Pages

Saturday, April 25, 2015

How to Invest for Your Kid's Education

After posting some investing advice for my new son a few months ago, a number of readers contacted me to ask how I planned on investing on his behalf - in particular, how I planned on investing for his education.

Frankly, I didn't have a great answer to give, so I contacted my buddy Ryan Vogel, CFP® at Private Wealth Management Group to get his opinion. 

Ryan and I started our careers at Vanguard on the same day and we've remained good friends ever since. Not only is he one of the nicest guys in the business, he's also one of the most trustworthy - a valuable commodity in the finance world. Decent golfer, too. 

Rather than keep Ryan's responses* to myself, we thought it made sense to share them with you, too, as they address most of the questions I received. (This is somewhat of a U.S.-centric discussion, but non-U.S. readers should still get something out of it.)


TW: There are a lot of education savings vehicles out there for parents to consider - 529s, Education Savings Accounts, UGMA/UTMAs.

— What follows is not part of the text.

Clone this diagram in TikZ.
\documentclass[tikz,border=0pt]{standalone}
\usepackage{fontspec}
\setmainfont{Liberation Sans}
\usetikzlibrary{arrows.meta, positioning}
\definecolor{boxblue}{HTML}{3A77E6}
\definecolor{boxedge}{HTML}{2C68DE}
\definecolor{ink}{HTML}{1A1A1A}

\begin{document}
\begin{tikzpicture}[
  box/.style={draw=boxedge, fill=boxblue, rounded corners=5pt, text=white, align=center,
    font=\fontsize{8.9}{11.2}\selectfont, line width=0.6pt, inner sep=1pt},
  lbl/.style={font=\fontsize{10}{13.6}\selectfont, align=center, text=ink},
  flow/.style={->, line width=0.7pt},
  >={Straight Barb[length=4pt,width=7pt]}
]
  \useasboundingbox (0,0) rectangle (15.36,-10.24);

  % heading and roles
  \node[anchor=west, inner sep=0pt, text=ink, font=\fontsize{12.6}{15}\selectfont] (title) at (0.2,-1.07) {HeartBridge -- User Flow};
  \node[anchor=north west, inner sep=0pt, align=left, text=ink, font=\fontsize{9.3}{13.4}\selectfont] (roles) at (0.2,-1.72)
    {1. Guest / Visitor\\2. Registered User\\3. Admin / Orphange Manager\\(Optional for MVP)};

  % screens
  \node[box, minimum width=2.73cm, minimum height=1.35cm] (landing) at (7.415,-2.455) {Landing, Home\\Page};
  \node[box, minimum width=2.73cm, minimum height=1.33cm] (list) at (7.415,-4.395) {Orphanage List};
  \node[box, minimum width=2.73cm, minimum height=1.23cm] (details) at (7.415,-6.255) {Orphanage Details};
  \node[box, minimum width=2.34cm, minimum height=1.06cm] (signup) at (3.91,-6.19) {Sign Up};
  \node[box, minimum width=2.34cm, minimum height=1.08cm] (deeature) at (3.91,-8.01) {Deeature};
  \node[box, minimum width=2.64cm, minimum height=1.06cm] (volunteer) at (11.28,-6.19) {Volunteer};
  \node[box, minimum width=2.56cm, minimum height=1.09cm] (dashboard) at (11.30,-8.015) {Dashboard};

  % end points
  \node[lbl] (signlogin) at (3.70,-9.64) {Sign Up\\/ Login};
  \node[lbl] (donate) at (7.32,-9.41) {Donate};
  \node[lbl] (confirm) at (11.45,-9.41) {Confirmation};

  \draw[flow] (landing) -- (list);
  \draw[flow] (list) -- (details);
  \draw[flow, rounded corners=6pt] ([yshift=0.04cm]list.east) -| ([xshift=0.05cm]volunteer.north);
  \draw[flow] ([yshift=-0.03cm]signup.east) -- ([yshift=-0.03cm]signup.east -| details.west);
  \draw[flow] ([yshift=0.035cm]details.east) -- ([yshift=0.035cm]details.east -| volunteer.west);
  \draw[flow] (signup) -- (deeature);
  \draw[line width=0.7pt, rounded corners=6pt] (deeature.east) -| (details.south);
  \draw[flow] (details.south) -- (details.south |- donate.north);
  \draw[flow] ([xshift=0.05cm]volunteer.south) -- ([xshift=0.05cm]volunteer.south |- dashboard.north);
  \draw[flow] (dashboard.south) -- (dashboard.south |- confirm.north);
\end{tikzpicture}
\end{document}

Which is the best vehicle for minimizing taxes for the parents and making sure the kids get the most out of the savings plan and financial aid?

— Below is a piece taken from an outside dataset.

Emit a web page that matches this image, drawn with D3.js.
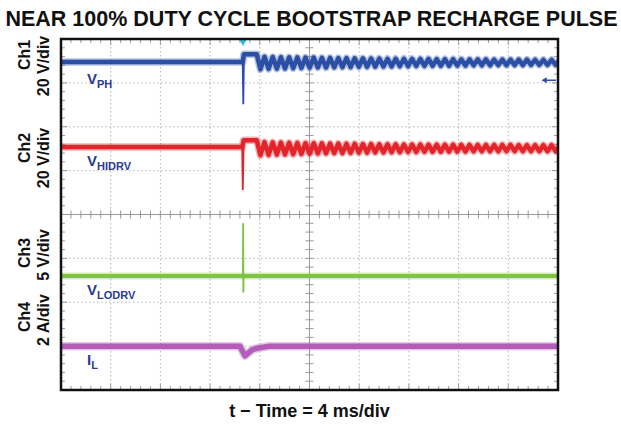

RV: While saving money on taxes is important, it should not be the primary consideration on how to invest your money for education.  The first consideration should be the goals you have for your money.  What is the purpose of this investment?  How much control do I want to retain?  Each account has their pros and cons.

529s - I deal with these the most with my clientele.

Pros
  • Tax free growth
  • No limitations based on earned income
  • Very high limits on contributions
  • Potential state tax deductions (depends on state, in PA you get a deduction for amount contributed regardless of what plan you choose).
  • 5 year averaging for gift tax avoidance
  • Can transfer money between beneficiaries that are siblings or even cousins (ideal for grandparents)
Cons
  • Can only trade once per calendar year
  • Limited investment options
  • Must be used for post-secondary education costs. 
ESAs are a better fit for saving for high school education.  However, the contribution limit is only $2,000 and there are income limitations.  This means that if you earn too much you can’t contribute.  You have a much greater choice of investment options in this type of account and the money grows tax free.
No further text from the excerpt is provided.